While the report is being broadcast, Adrien is preparing his weapons to be used to kill the mayor. Christine is persuaded by both her parents to rest for a while since the situation in the town is tense, but she argues with them. Adrien visits her place, and they meet one last time. As Christine's family is about to go home to Manila, they are stopped at a checkpoint. Christine decides to get out of the car to run away from the henchmen. A chase ensues, and she hides in the bushes to avoid capture.

Adrien argues with Christine's parents about her situation. As Christine is walking in the forest, she is seen by loggers, who then chase her. As the loggers split into smaller search parties, Christine continues to run away, but she slips from a shallow cliff. A logger is about to kill her as she was cleaning up, but Adrien kills him instead.

At the mayor's house, the mayor's wife tells her husband that she will leave him and live abroad. Mayor Beltran agrees to her decision; however, he can't agree to his wife taking their only son. Christine talks to Arturo's family and learns about the situation. Mayor Beltran sees his wife and son leaving him from the window.

Adrien stealthily ambushes a logger while Arturo and Christine are raided by the henchmen, with Arturo's family presumably killed. Adrien then attacks the rest of the henchmen, picking them off one by one. The police then arrive at the mayor's house; however, the town watch that is packing up informs them that the house is vacant and the mayor had gone to his beach house. The police then go to the beach house and talk to one of the surviving bodyguards. The bodyguard tells the police captain that the arrest should be junked like before, but the captain refuses and orders his men to prepare for the upcoming onslaught.

Christine is revealed to be captured by Beltran, who shows her the patron saint that he is protecting. The mayor threatens her with Russian roulette and loads the gun with five bullets. Outside the beach house, the police and the henchmen shoot each other, killing men on both sides. The mayor threatens the police that he will kill Christine if the shootout continues. Adrien keeps shooting the henchmen and asks one of them about Christine's whereabouts. This causes the mayor to become more paranoid.

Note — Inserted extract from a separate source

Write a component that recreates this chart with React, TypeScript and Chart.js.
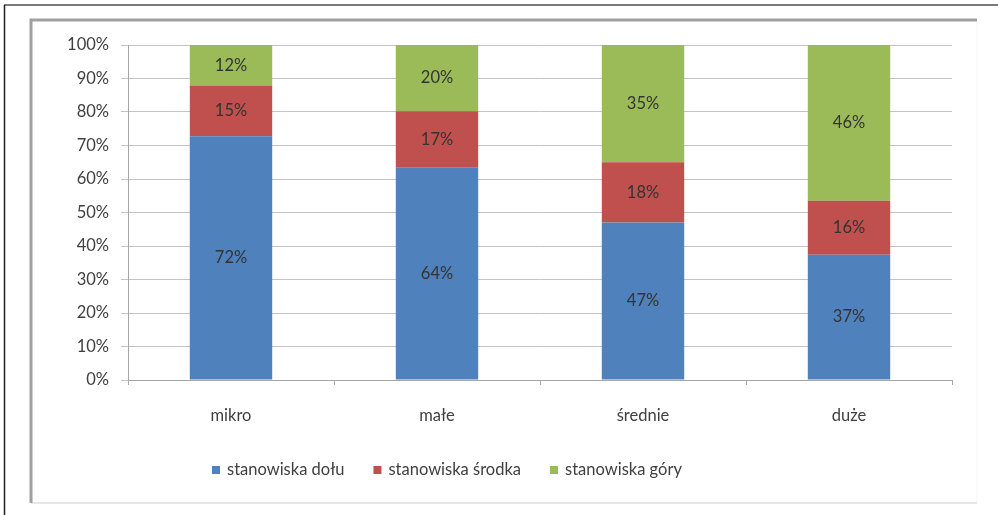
import { useEffect, useRef } from "react";
import { Chart, registerables } from "chart.js";
Chart.register(...registerables);

const categories = ["mikro", "małe", "średnie", "duże"];
const doluValues = [72, 64, 47, 37];
const srodkaValues = [15, 17, 18, 16];
const goryValues = [12, 20, 35, 46];
const seriesNames = ["stanowiska dołu", "stanowiska środka", "stanowiska góry"];
const seriesColors = ["#4f81bd", "#c0504d", "#9bbb59"];
const yTickLabels = ["0%", "10%", "20%", "30%", "40%", "50%", "60%", "70%", "80%", "90%", "100%"];

const FONT = "Lato, 'Open Sans', sans-serif";
const TEXT = "#404040";

export default function App() {
  const ref = useRef<HTMLCanvasElement>(null);
  useEffect(() => {
    const series = [doluValues, srodkaValues, goryValues];
    const totals = categories.map((_, i) => series.reduce((a, s) => a + s[i], 0));

    const framePlugin = {
      id: "frame",
      beforeDraw(chart: any) {
        const ctx = chart.ctx;
        ctx.save();
        ctx.fillStyle = "#ffffff";
        ctx.fillRect(0, 0, chart.width, chart.height);
        // outer frame
        ctx.strokeStyle = "#7a7a7a";
        ctx.lineWidth = 2;
        ctx.beginPath();
        ctx.moveTo(4, 5);
        ctx.lineTo(998, 5);
        ctx.stroke();
        ctx.strokeStyle = "#202020";
        ctx.lineWidth = 1.5;
        ctx.beginPath();
        ctx.moveTo(4.5, 5);
        ctx.lineTo(4.5, 515);
        ctx.stroke();
        // inner box
        ctx.strokeStyle = "#e6e6e6";
        ctx.lineWidth = 2;
        ctx.beginPath();
        ctx.moveTo(31, 503);
        ctx.lineTo(977, 503);
        ctx.stroke();
        ctx.strokeStyle = "#f4f4f4";
        ctx.lineWidth = 1;
        ctx.beginPath();
        ctx.moveTo(977, 20);
        ctx.lineTo(977, 503);
        ctx.stroke();
        ctx.strokeStyle = "#a0a0a0";
        ctx.lineWidth = 3;
        ctx.beginPath();
        ctx.moveTo(977, 20);
        ctx.lineTo(31, 20);
        ctx.lineTo(31, 503);
        ctx.stroke();
        ctx.restore();
      },
    };

    const labelPlugin = {
      id: "segLabels",
      afterDatasetsDraw(chart: any) {
        const ctx = chart.ctx;
        ctx.save();
        ctx.font = `16.5px ${FONT}`;
        ctx.fillStyle = "#333333";
        ctx.textAlign = "center";
        ctx.textBaseline = "middle";
        chart.data.datasets.forEach((ds: any, di: number) => {
          const meta = chart.getDatasetMeta(di);
          meta.data.forEach((el: any, i: number) => {
            const y = (el.y + el.base) / 2;
            ctx.fillText(series[di][i] + "%", el.x, y);
          });
        });
        ctx.restore();
      },
    };

    const legendPlugin = {
      id: "customLegend",
      afterDraw(chart: any) {
        const ctx = chart.ctx;
        ctx.save();
        ctx.font = `16.5px ${FONT}`;
        ctx.textBaseline = "middle";
        ctx.textAlign = "left";
        let x = 212;
        const y = 470;
        chart.data.datasets.forEach((ds: any) => {
          ctx.fillStyle = ds.backgroundColor;
          ctx.fillRect(x, y - 4, 8, 8);
          x += 15;
          ctx.fillStyle = TEXT;
          ctx.fillText(ds.label, x, y);
          x += ctx.measureText(ds.label).width + 29;
        });
        ctx.restore();
      },
    };

    const chart = new Chart(ref.current!, {
      type: "bar",
      data: {
        labels: categories,
        datasets: series.map((vals, s) => ({
          label: seriesNames[s],
          data: vals.map((v, i) => (v / totals[i]) * 100),
          backgroundColor: seriesColors[s],
          barPercentage: 0.4,
          categoryPercentage: 1,
        })),
      },
      options: {
        responsive: false,
        animation: false,
        layout: { padding: { top: 45, right: 46, bottom: 0, left: 0 } },
        plugins: { legend: { display: false }, tooltip: { enabled: false } },
        scales: {
          x: {
            stacked: true,
            grid: { offset: true, drawOnChartArea: false, tickLength: 5, color: "#a6a6a6" },
            border: { color: "#a6a6a6" },
            ticks: { padding: 21, color: TEXT, font: { family: FONT, size: 16.5 } },
            afterFit: (s: any) => {
              s.height = 135;
            },
          },
          y: {
            stacked: true,
            min: 0,
            max: 100,
            ticks: {
              stepSize: 10,
              padding: 12,
              color: TEXT,
              font: { family: FONT, size: 16.5 },
              callback: (v: any) => yTickLabels[Math.round(Number(v) / 10)],
            },
            grid: { color: "#c4c4c4", tickLength: 7 },
            border: { color: "#a6a6a6" },
            afterFit: (s: any) => {
              s.width = 128;
            },
          },
        },
      } as any,
      plugins: [framePlugin, labelPlugin, legendPlugin],
    });
    return () => chart.destroy();
  }, []);
  return (
    <div style={{ position: "absolute", left: 0, top: 0, width: 998, height: 515 }}>
      <canvas ref={ref} width={998} height={515} style={{ display: "block" }} />
    </div>
  );
}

Adrien captures Beltran and brings him to the beach, as Arturo frees the birds that were held in the mayor's captivity. Adrien holds the mayor at gunpoint, forcing him to pray. The patron saint is taken away from Mayor Beltran as Adrien reveals that his ancestors were the ones who retrieved the patron saint from the beach generations ago. The police captain convinces Adrien to spare the mayor's life, as he would have to be prosecuted through legal means. While Adrien is being restrained by the police for beating up Mayor Beltran, the mayor escapes from the police.

==Cast==
- Aga Muhlach as Adrien Bernardo, the older brother of Myra Bernardo, a victim of Mayor Miguel Beltran
- Kris Aquino as Christine, a Manila-based reporter who became acquainted with Adrien
- Nida Blanca as the mother of both Adrien and Myra Bernardo
- Luis Gonzales
- Dick Ysrael as Mayor Miguel Beltran (based on Mayor Antonio Sanchez)
- Tommy Abuel
- Robert Arevalo
- Luz Valdez as Ms. Beltran, the wife of the mayor
- Sunshine Cruz as Myra Bernardo, a person loosely based on Mary Eileen Sarmenta
- Jeffrey Santos as Dennis Roque, a person loosely based on Allan Gomez
- Romy Diaz
- Bomber Moran
- Ramil Rodriguez
- Ali Sotto
- Gigi Javier Alfonso
- Ernie Forte
- Ernie David
- Nonoy de Guzman
- Eddie Tuazon
- Boy Antiporda
- Manny Rodriguez
- Ronnie Francisco
- Rey Fabian
- Tony Tacorda

==Production==
The film is loosely based on the rape-slaying of Eileen Sarmenta and supposed boyfriend Allan Gomez by then former mayor Antonio Sanchez of Calauan, Laguna and his henchmen and later convicted of the crime with a total jail term of 360 years.

The film was shot in the town of Maragondon, Cavite.

==Release==
Humanda Ka Mayor! was released on December 2, 1993.

===Box office===
The film was a box office success, grossing ₱4 million on its opening day alone.